## What to work on
Without including any pictures, write out the listing below exactly.

## Available records
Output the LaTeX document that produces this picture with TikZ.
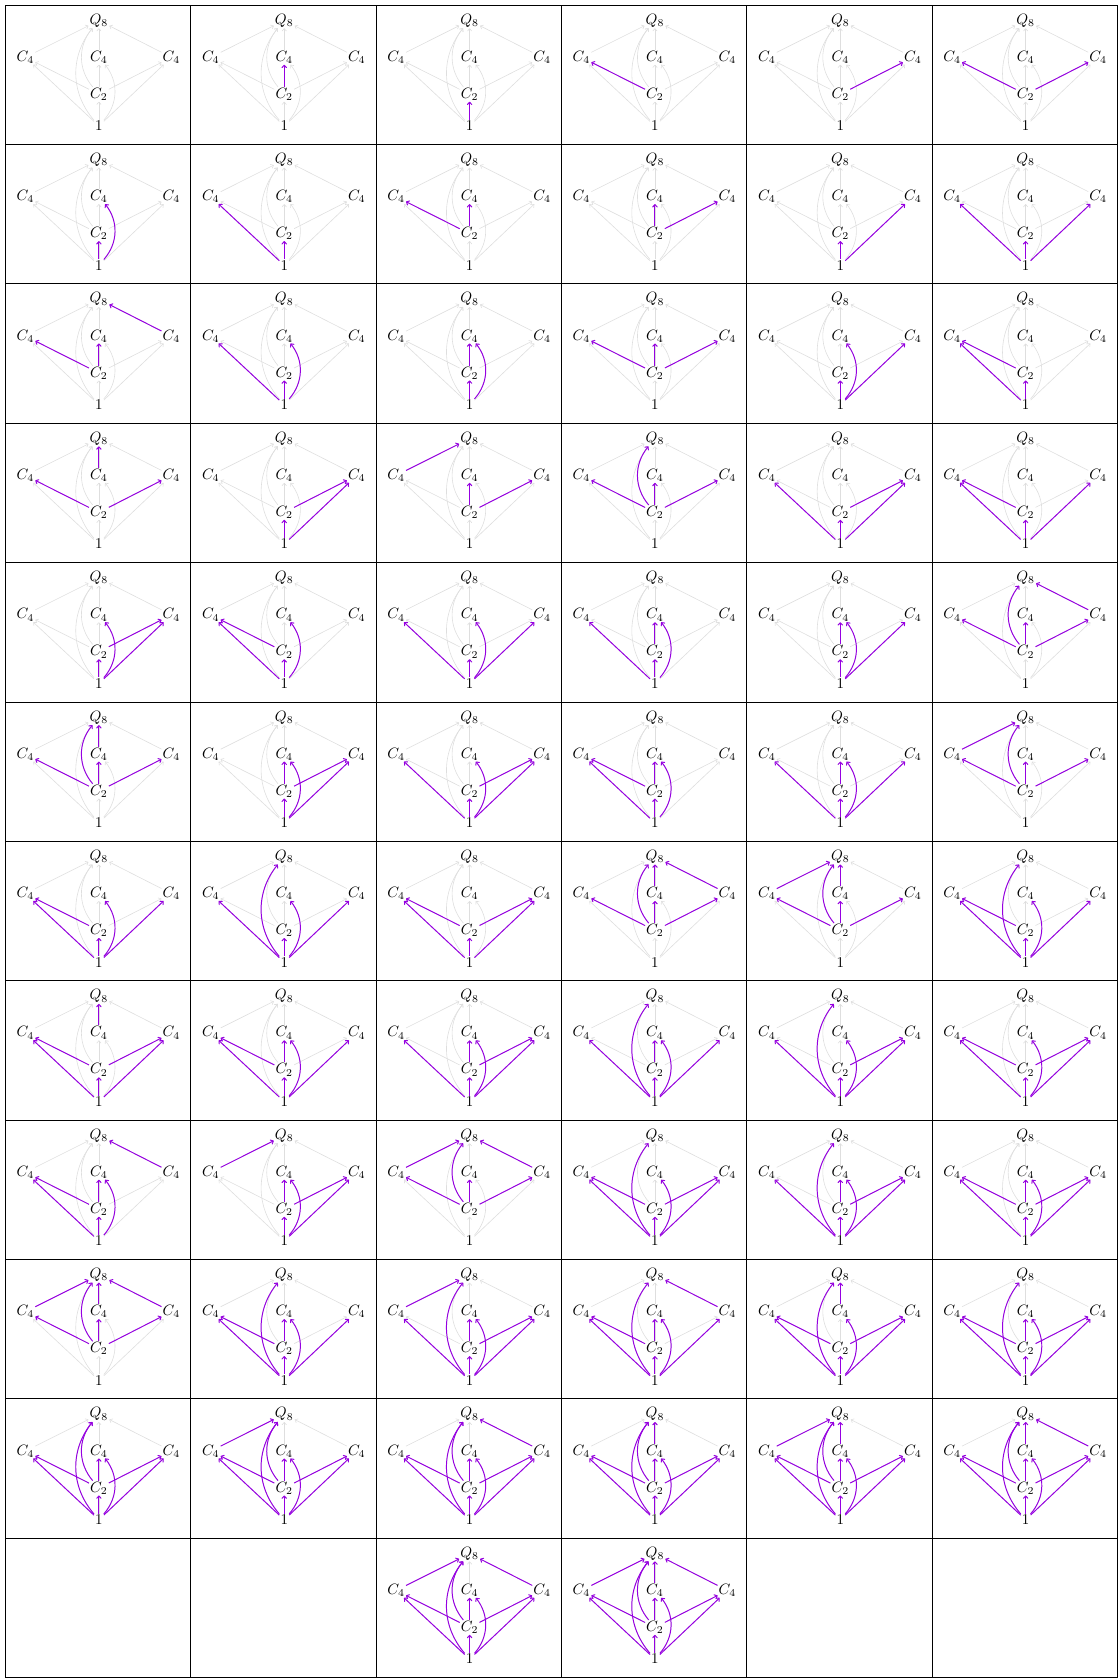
\documentclass[tikz,border=0pt]{standalone}
\usetikzlibrary{arrows.meta}
\definecolor{tsviolet}{RGB}{150,0,225}
\tikzset{
  lbl/.style={inner sep=0.6pt},
  gedge/.style={draw=black!13, line width=0.4pt, -{To[length=2pt,width=3.2pt]}},
  pedge/.style={draw=tsviolet, line width=0.65pt, -{To[length=2.2pt,width=3.6pt]}},
  gridline/.style={draw=black, line width=0.5pt}
}
\newcommand\Enone[2]{}
\newcommand\Ea[2]{\path[#1] (#2O) -- (#2Z);}
\newcommand\Eb[2]{\path[#1] (#2O) -- (#2L);}
\newcommand\Ec[2]{\path[#1] (#2O) to[bend right=40] (#2M);}
\newcommand\Ed[2]{\path[#1] (#2O) -- (#2R);}
\newcommand\Ee[2]{\path[#1] (#2O) to[bend left=40] (#2Q);}
\newcommand\Ef[2]{\path[#1] (#2Z) -- (#2L);}
\newcommand\Eg[2]{\path[#1] (#2Z) -- (#2M);}
\newcommand\Eh[2]{\path[#1] (#2Z) -- (#2R);}
\newcommand\Ei[2]{\path[#1] (#2Z) to[bend left=40] (#2Q);}
\newcommand\Ej[2]{\path[#1] (#2L) -- (#2Q);}
\newcommand\Ek[2]{\path[#1] (#2M) -- (#2Q);}
\newcommand\El[2]{\path[#1] (#2R) -- (#2Q);}
\newcommand\tscell[3]{% #1 col, #2 row, #3 edges
  \begin{scope}[shift={({5.4+(#1-1)*185.35},{5+(#2-1)*139.375})}]
    \node[lbl] (n#1x#2Q) at (93.5,15.5) {$Q_8$};
    \node[lbl] (n#1x#2L) at (20,52.3) {$C_4$};
    \node[lbl] (n#1x#2M) at (93.5,52.3) {$C_4$};
    \node[lbl] (n#1x#2R) at (166,52.3) {$C_4$};
    \node[lbl] (n#1x#2Z) at (93.5,89.3) {$C_2$};
    \node[lbl] (n#1x#2O) at (93.5,121) {$1$};
  \end{scope}
  \foreach \e in {a,b,c,d,e,f,g,h,i,j,k,l}{\csname E\e\endcsname{gedge}{n#1x#2}}
  \foreach \e in {#3}{\csname E\e\endcsname{pedge}{n#1x#2}}
}
\begin{document}
\begin{tikzpicture}[x=0.6667pt,y=-0.6667pt]
\useasboundingbox (0,0) rectangle (1118,1678);
\foreach \k in {0,...,6}{\path[gridline] ({5.4+\k*185.35},5) -- ({5.4+\k*185.35},1677.5);}
\foreach \k in {0,...,12}{\path[gridline] (5.4,{5+\k*139.375}) -- (1117.5,{5+\k*139.375});}
% row 1
\tscell{1}{1}{none}
\tscell{2}{1}{g}
\tscell{3}{1}{a}
\tscell{4}{1}{f}
\tscell{5}{1}{h}
\tscell{6}{1}{f,h}
% row 2
\tscell{1}{2}{a,c}
\tscell{2}{2}{a,b}
\tscell{3}{2}{f,g}
\tscell{4}{2}{g,h}
\tscell{5}{2}{a,d}
\tscell{6}{2}{a,b,d}
% row 3
\tscell{1}{3}{f,g,l}
\tscell{2}{3}{a,b,c}
\tscell{3}{3}{a,c,g}
\tscell{4}{3}{f,g,h}
\tscell{5}{3}{a,c,d}
\tscell{6}{3}{a,b,f}
% row 4
\tscell{1}{4}{f,h,k}
\tscell{2}{4}{a,d,h}
\tscell{3}{4}{g,h,j}
\tscell{4}{4}{f,g,h,i}
\tscell{5}{4}{a,b,d,h}
\tscell{6}{4}{a,b,d,f}
% row 5
\tscell{1}{5}{a,c,d,h}
\tscell{2}{5}{a,b,c,f}
\tscell{3}{5}{a,b,c,d}
\tscell{4}{5}{a,b,c,g}
\tscell{5}{5}{a,c,d,g}
\tscell{6}{5}{f,g,h,i,l}
% row 6
\tscell{1}{6}{f,g,h,i,k}
\tscell{2}{6}{a,c,d,g,h}
\tscell{3}{6}{a,b,c,d,h}
\tscell{4}{6}{a,b,c,f,g}
\tscell{5}{6}{a,b,c,d,g}
\tscell{6}{6}{f,g,h,i,j}
% row 7
\tscell{1}{7}{a,b,c,d,f}
\tscell{2}{7}{a,b,c,d,e}
\tscell{3}{7}{a,b,d,f,h}
\tscell{4}{7}{f,g,h,i,k,l}
\tscell{5}{7}{f,g,h,i,j,k}
\tscell{6}{7}{a,b,c,d,e,f}
% row 8
\tscell{1}{8}{a,b,d,f,h,k}
\tscell{2}{8}{a,b,c,d,f,g}
\tscell{3}{8}{a,b,c,d,g,h}
\tscell{4}{8}{a,b,c,d,e,g}
\tscell{5}{8}{a,b,c,d,e,h}
\tscell{6}{8}{a,b,c,d,f,h}
% row 9
\tscell{1}{9}{a,b,c,f,g,l}
\tscell{2}{9}{a,c,d,g,h,j}
\tscell{3}{9}{f,g,h,i,j,l}
\tscell{4}{9}{a,b,c,d,e,f,h}
\tscell{5}{9}{a,b,c,d,e,g,h}
\tscell{6}{9}{a,b,c,d,f,g,h}
% row 10
\tscell{1}{10}{f,g,h,i,j,k,l}
\tscell{2}{10}{a,b,c,d,e,f,g}
\tscell{3}{10}{a,b,c,d,e,g,h,j}
\tscell{4}{10}{a,b,c,d,e,f,g,l}
\tscell{5}{10}{a,b,c,d,e,f,h,k}
\tscell{6}{10}{a,b,c,d,e,f,g,h}
% row 11
\tscell{1}{11}{a,b,c,d,e,f,g,h,i}
\tscell{2}{11}{a,b,c,d,e,f,g,h,i,j}
\tscell{3}{11}{a,b,c,d,e,f,g,h,i,l}
\tscell{4}{11}{a,b,c,d,e,f,g,h,i,k}
\tscell{5}{11}{a,b,c,d,e,f,g,h,i,j,k}
\tscell{6}{11}{a,b,c,d,e,f,g,h,i,k,l}
% row 12
\tscell{3}{12}{a,b,c,d,e,f,g,h,i,j,l}
\tscell{4}{12}{a,b,c,d,e,f,g,h,i,j,k,l}
\end{tikzpicture}
\end{document}
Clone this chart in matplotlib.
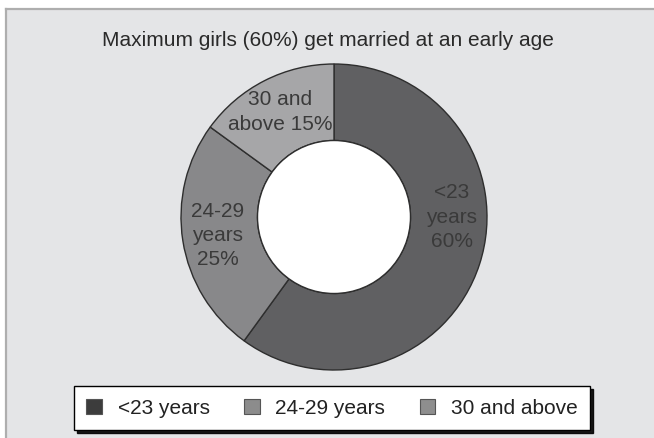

## Output
Output the LaTeX document that produces this picture with TikZ.
\documentclass[tikz,border=0pt]{standalone}
\usetikzlibrary{arrows.meta}
\definecolor{tsviolet}{RGB}{150,0,225}
\tikzset{
  lbl/.style={inner sep=0.6pt},
  gedge/.style={draw=black!13, line width=0.4pt, -{To[length=2pt,width=3.2pt]}},
  pedge/.style={draw=tsviolet, line width=0.65pt, -{To[length=2.2pt,width=3.6pt]}},
  gridline/.style={draw=black, line width=0.5pt}
}
\newcommand\Enone[2]{}
\newcommand\Ea[2]{\path[#1] (#2O) -- (#2Z);}
\newcommand\Eb[2]{\path[#1] (#2O) -- (#2L);}
\newcommand\Ec[2]{\path[#1] (#2O) to[bend right=40] (#2M);}
\newcommand\Ed[2]{\path[#1] (#2O) -- (#2R);}
\newcommand\Ee[2]{\path[#1] (#2O) to[bend left=40] (#2Q);}
\newcommand\Ef[2]{\path[#1] (#2Z) -- (#2L);}
\newcommand\Eg[2]{\path[#1] (#2Z) -- (#2M);}
\newcommand\Eh[2]{\path[#1] (#2Z) -- (#2R);}
\newcommand\Ei[2]{\path[#1] (#2Z) to[bend left=40] (#2Q);}
\newcommand\Ej[2]{\path[#1] (#2L) -- (#2Q);}
\newcommand\Ek[2]{\path[#1] (#2M) -- (#2Q);}
\newcommand\El[2]{\path[#1] (#2R) -- (#2Q);}
\newcommand\tscell[3]{% #1 col, #2 row, #3 edges
  \begin{scope}[shift={({5.4+(#1-1)*185.35},{5+(#2-1)*139.375})}]
    \node[lbl] (n#1x#2Q) at (93.5,15.5) {$Q_8$};
    \node[lbl] (n#1x#2L) at (20,52.3) {$C_4$};
    \node[lbl] (n#1x#2M) at (93.5,52.3) {$C_4$};
    \node[lbl] (n#1x#2R) at (166,52.3) {$C_4$};
    \node[lbl] (n#1x#2Z) at (93.5,89.3) {$C_2$};
    \node[lbl] (n#1x#2O) at (93.5,121) {$1$};
  \end{scope}
  \foreach \e in {a,b,c,d,e,f,g,h,i,j,k,l}{\csname E\e\endcsname{gedge}{n#1x#2}}
  \foreach \e in {#3}{\csname E\e\endcsname{pedge}{n#1x#2}}
}
\begin{document}
\begin{tikzpicture}[x=0.6667pt,y=-0.6667pt]
\useasboundingbox (0,0) rectangle (1118,1678);
\foreach \k in {0,...,6}{\path[gridline] ({5.4+\k*185.35},5) -- ({5.4+\k*185.35},1677.5);}
\foreach \k in {0,...,12}{\path[gridline] (5.4,{5+\k*139.375}) -- (1117.5,{5+\k*139.375});}
% row 1
\tscell{1}{1}{none}
\tscell{2}{1}{g}
\tscell{3}{1}{a}
\tscell{4}{1}{f}
\tscell{5}{1}{h}
\tscell{6}{1}{f,h}
% row 2
\tscell{1}{2}{a,c}
\tscell{2}{2}{a,b}
\tscell{3}{2}{f,g}
\tscell{4}{2}{g,h}
\tscell{5}{2}{a,d}
\tscell{6}{2}{a,b,d}
% row 3
\tscell{1}{3}{f,g,l}
\tscell{2}{3}{a,b,c}
\tscell{3}{3}{a,c,g}
\tscell{4}{3}{f,g,h}
\tscell{5}{3}{a,c,d}
\tscell{6}{3}{a,b,f}
% row 4
\tscell{1}{4}{f,h,k}
\tscell{2}{4}{a,d,h}
\tscell{3}{4}{g,h,j}
\tscell{4}{4}{f,g,h,i}
\tscell{5}{4}{a,b,d,h}
\tscell{6}{4}{a,b,d,f}
% row 5
\tscell{1}{5}{a,c,d,h}
\tscell{2}{5}{a,b,c,f}
\tscell{3}{5}{a,b,c,d}
\tscell{4}{5}{a,b,c,g}
\tscell{5}{5}{a,c,d,g}
\tscell{6}{5}{f,g,h,i,l}
% row 6
\tscell{1}{6}{f,g,h,i,k}
\tscell{2}{6}{a,c,d,g,h}
\tscell{3}{6}{a,b,c,d,h}
\tscell{4}{6}{a,b,c,f,g}
\tscell{5}{6}{a,b,c,d,g}
\tscell{6}{6}{f,g,h,i,j}
% row 7
\tscell{1}{7}{a,b,c,d,f}
\tscell{2}{7}{a,b,c,d,e}
\tscell{3}{7}{a,b,d,f,h}
\tscell{4}{7}{f,g,h,i,k,l}
\tscell{5}{7}{f,g,h,i,j,k}
\tscell{6}{7}{a,b,c,d,e,f}
% row 8
\tscell{1}{8}{a,b,d,f,h,k}
\tscell{2}{8}{a,b,c,d,f,g}
\tscell{3}{8}{a,b,c,d,g,h}
\tscell{4}{8}{a,b,c,d,e,g}
\tscell{5}{8}{a,b,c,d,e,h}
\tscell{6}{8}{a,b,c,d,f,h}
% row 9
\tscell{1}{9}{a,b,c,f,g,l}
\tscell{2}{9}{a,c,d,g,h,j}
\tscell{3}{9}{f,g,h,i,j,l}
\tscell{4}{9}{a,b,c,d,e,f,h}
\tscell{5}{9}{a,b,c,d,e,g,h}
\tscell{6}{9}{a,b,c,d,f,g,h}
% row 10
\tscell{1}{10}{f,g,h,i,j,k,l}
\tscell{2}{10}{a,b,c,d,e,f,g}
\tscell{3}{10}{a,b,c,d,e,g,h,j}
\tscell{4}{10}{a,b,c,d,e,f,g,l}
\tscell{5}{10}{a,b,c,d,e,f,h,k}
\tscell{6}{10}{a,b,c,d,e,f,g,h}
% row 11
\tscell{1}{11}{a,b,c,d,e,f,g,h,i}
\tscell{2}{11}{a,b,c,d,e,f,g,h,i,j}
\tscell{3}{11}{a,b,c,d,e,f,g,h,i,l}
\tscell{4}{11}{a,b,c,d,e,f,g,h,i,k}
\tscell{5}{11}{a,b,c,d,e,f,g,h,i,j,k}
\tscell{6}{11}{a,b,c,d,e,f,g,h,i,k,l}
% row 12
\tscell{3}{12}{a,b,c,d,e,f,g,h,i,j,l}
\tscell{4}{12}{a,b,c,d,e,f,g,h,i,j,k,l}
\end{tikzpicture}
\end{document}
Clone this chart in matplotlib.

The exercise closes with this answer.